What Is Weighing On The Turkish Dollar?

Includes: TUR
by: Andrew Sachais

Economic growth in Turkey is slowing.

Household spending is expanding, while exports contract.

As economic growth remains suppressed, its currency should fall further.

The Turkish dollar remains weak as economic growth slows. The U.S. dollar has risen nearly 6% against the Turkish currency over the past month.

In the first quarter, the economic growth figure came in at an annual pace of 2.3%, down from the previous quarter's reading of 2.6%, while exceeding estimates for 1.6%. Since peaking at over 12% in 2011, economic growth has fallen to current levels, seen below. Consumer spending buoyed the growth measure.

"Household consumption increased 4.5 percent (2.4 percent in the last quarter of 2014) and government spending rose 2.5 percent (1.7 percent in the last quarter of 2014) while gross fixed capital formation was flat (-0.1 percent in the last quarter of 2014).

Exports shrank 0.3 percent (3.4 percent in the last quarter of 2014)," according to Trading Economics.

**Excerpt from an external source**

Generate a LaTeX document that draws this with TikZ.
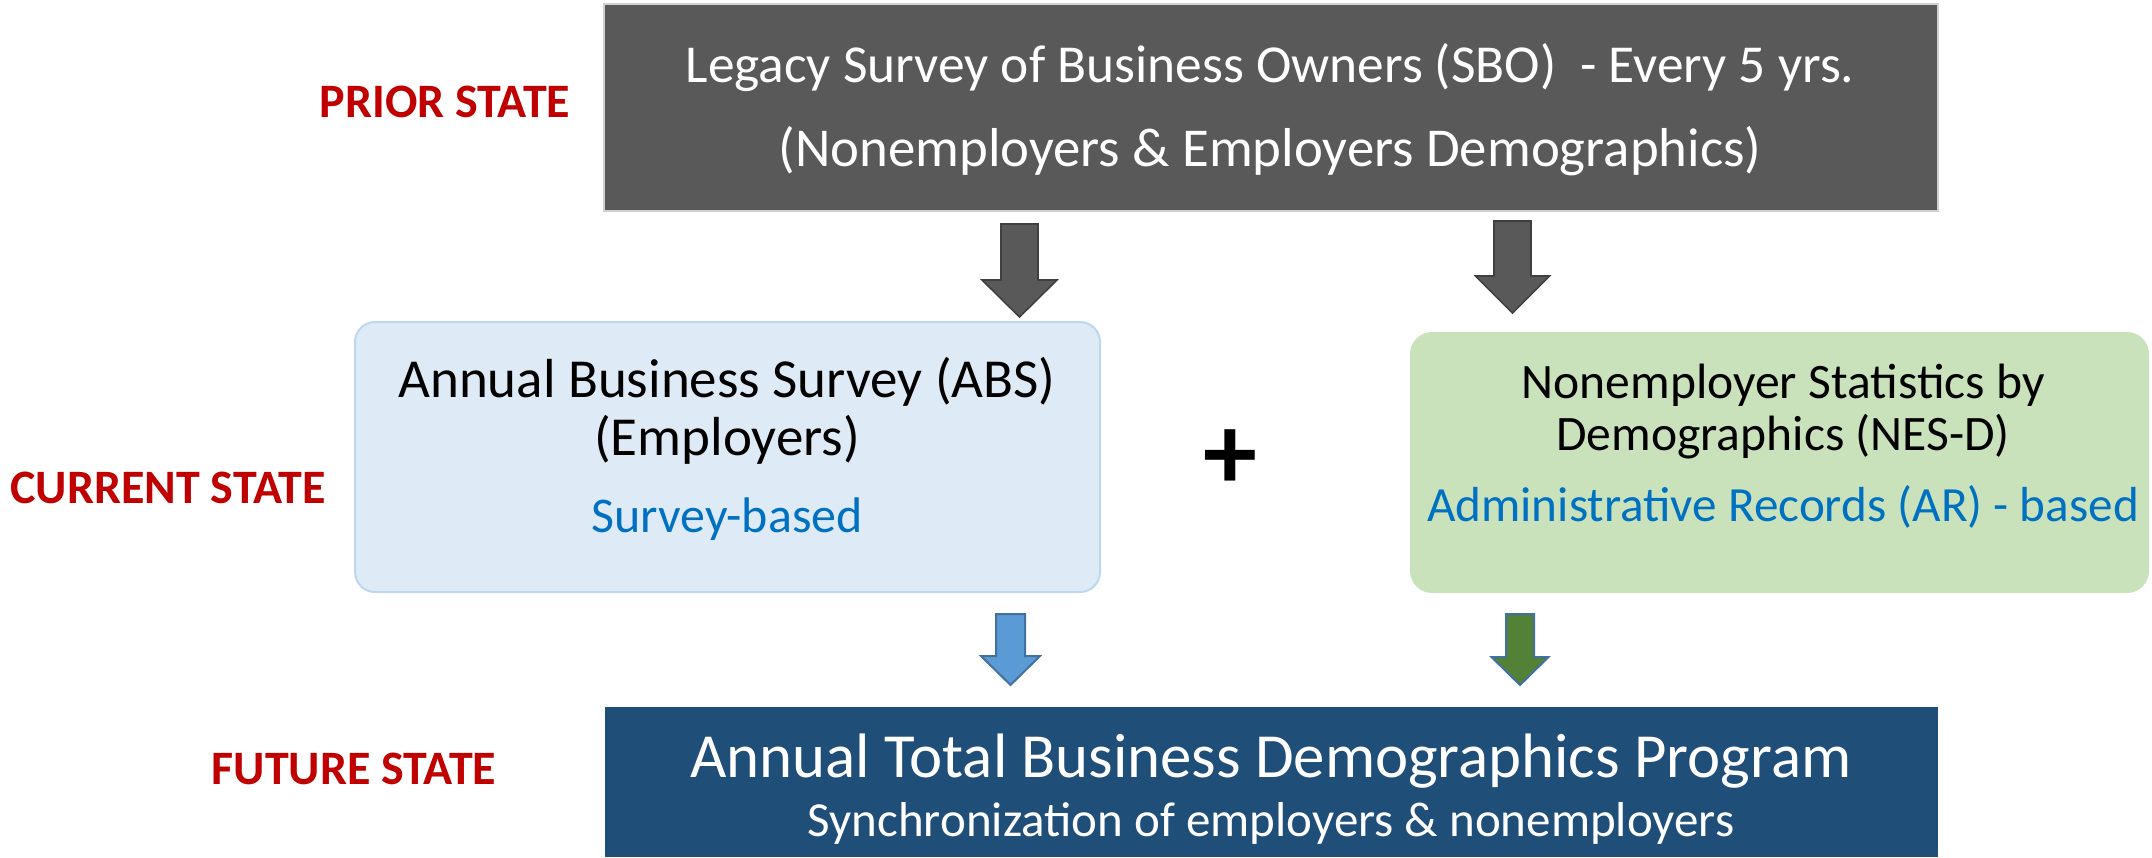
\documentclass[tikz,border=0pt]{standalone}
\usepackage{fontspec}
\setmainfont{Carlito}
\definecolor{darkgrey}{HTML}{595959}
\definecolor{darkedge}{HTML}{404040}
\definecolor{topedge}{HTML}{D0D0D0}
\definecolor{navy}{HTML}{1F4E79}
\definecolor{absfill}{HTML}{DEEBF7}
\definecolor{absedge}{HTML}{BDD7EE}
\definecolor{nesfill}{HTML}{C9E2BC}
\definecolor{recblue}{HTML}{0070C0}
\definecolor{statered}{HTML}{C00000}
\definecolor{arrblue}{HTML}{5B9BD5}
\definecolor{arrgreen}{HTML}{538135}
\definecolor{arredge}{HTML}{41719C}
\tikzset{
  statelabel/.style={text=statered, font=\fontsize{24}{28}\selectfont\bfseries, anchor=base, inner sep=0pt},
  txt/.style={anchor=base, inner sep=0pt},
  darkarrow/.style={fill=darkgrey, draw=darkedge, line width=0.8pt},
  bluearrow/.style={fill=arrblue, draw=arredge, line width=1pt},
  greenarrow/.style={fill=arrgreen, draw=arredge, line width=1pt},
}
% block arrow: centre x, top, head start, tip, shaft half width, head half width, style
\newcommand{\blockarrow}[7]{%
  \draw[#7] (#1-#5,#2) -- (#1+#5,#2) -- (#1+#5,#3) -- (#1+#6,#3) -- (#1,#4)
    -- (#1-#6,#3) -- (#1-#5,#3) -- cycle;}
\begin{document}
\begin{tikzpicture}[x=0.5pt,y=-0.5pt]
\useasboundingbox (0,0) rectangle (2152,857);
% boxes
\node[draw=topedge, fill=darkgrey, line width=0.8pt, minimum width=667pt, minimum height=103.5pt, inner sep=0pt] (prior box) at (1271,107.5) {};
\node[draw=absedge, fill=absfill, line width=1pt, rounded corners=10pt, minimum width=372.5pt, minimum height=135pt, inner sep=0pt] (abs box) at (727.5,457) {};
\node[fill=nesfill, rounded corners=11pt, minimum width=369.5pt, minimum height=130.5pt, inner sep=0pt] (nes box) at (1779.5,462.5) {};
\node[fill=navy, minimum width=666.5pt, minimum height=75pt, inner sep=0pt] (future box) at (1271.5,782) {};
% state labels
\node[statelabel] (prior label) at (445,117) {PRIOR STATE};
\node[statelabel] (current label) at (168,503) {CURRENT STATE};
\node[statelabel] (future label) at (354,784) {FUTURE STATE};
% top box text
\node[txt, text=white, font=\fontsize{26.7}{30}\selectfont] (sbo1) at (1270,82) {Legacy Survey of Business Owners (SBO)\ \ - Every 5 yrs.};
\node[txt, text=white, font=\fontsize{27.4}{30}\selectfont] (sbo2) at (1270,166) {(Nonemployers \& Employers Demographics)};
% ABS text
\node[txt, font=\fontsize{27.5}{30}\selectfont] (abs1) at (727,397) {Annual Business Survey (ABS)};
\node[txt, font=\fontsize{27.5}{30}\selectfont] (abs2) at (727,455) {(Employers)};
\node[txt, text=recblue, font=\fontsize{25}{30}\selectfont] (abs3) at (727,532) {Survey-based};
% NES text
\node[txt, font=\fontsize{24.8}{28}\selectfont] (nes1) at (1783,398) {Nonemployer Statistics by};
\node[txt, font=\fontsize{24.8}{28}\selectfont] (nes2) at (1783,450) {Demographics (NES-D)};
\node[txt, text=recblue, font=\fontsize{24.6}{28}\selectfont] (nes3) at (1783,521) {Administrative Records (AR) - based};
% plus
\node[font=\fontsize{54}{54}\selectfont\bfseries, inner sep=0pt] (plus) at (1230,460) {+};
% bottom text
\node[txt, text=white, font=\fontsize{31.4}{34}\selectfont] (tbd1) at (1271,777) {Annual Total Business Demographics Program};
\node[txt, text=white, font=\fontsize{24.5}{28}\selectfont] (tbd2) at (1271,836) {Synchronization of employers \& nonemployers};
% arrows
\blockarrow{1019.5}{224}{280}{317}{18.5}{37.5}{darkarrow}
\blockarrow{1512.5}{221}{276}{313}{18.5}{37}{darkarrow}
\blockarrow{1010.5}{614}{656}{685}{14.5}{29.5}{bluearrow}
\blockarrow{1520}{614}{657}{685}{14}{28.5}{greenarrow}
\end{tikzpicture}
\end{document}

Although retail sales are driving growth, it still has a lot of room to improve. In April, the retail sales figure came in at an annual pace of 3.8%, above the previous month's reading of 3.1%, while also exceeding estimates for 3.7%. Over the last year, retail sales have oscillated between 0% and 5%, seen below. Household spending has been largely in the services sector.

"When we look at the content of the growth we see that the services sector is one of biggest factors. With its 62.7 percent share in growth, the services sector showed an increase of 4.1 percent annually," according to the Anadolu Agency.

Finally, one of the larger weights on economic growth has been export revenue. In April, the export figure came in at an annual pace of -1.22% contraction, down from the previous month's reading of -0.05%. After peaking in late 2011 at 20%, exports have steadily fallen, seen below. Loss of competiveness has been blamed for the slowdown in exports.

"Turkey has lost its competitiveness. So much so that although there has been a 55% devaluation in dollar parity over the past 24 months, we can't still sell our products.

Other countries applied the declining world crude oil prices to their domestic prices and lowered their energy costs by 50%.

But Turkey, as it finances its budget from indirect taxes on oil and energy, did not apply lower energy prices to its domestic prices.

This meant that the devaluation caused further increases in domestic prices. That is, while other developing countries were increasing their exports, Turkey lost significantly," according to AL Monitor.

Turkey's economy is gradually weakening. Consumer spending continues to grow, while exports are contracting. Additionally, political strife in the country, due to recent elections, could weigh on investor sentiment. Until a turnaround in Turkey's economy takes place, its currency should continue to weaken.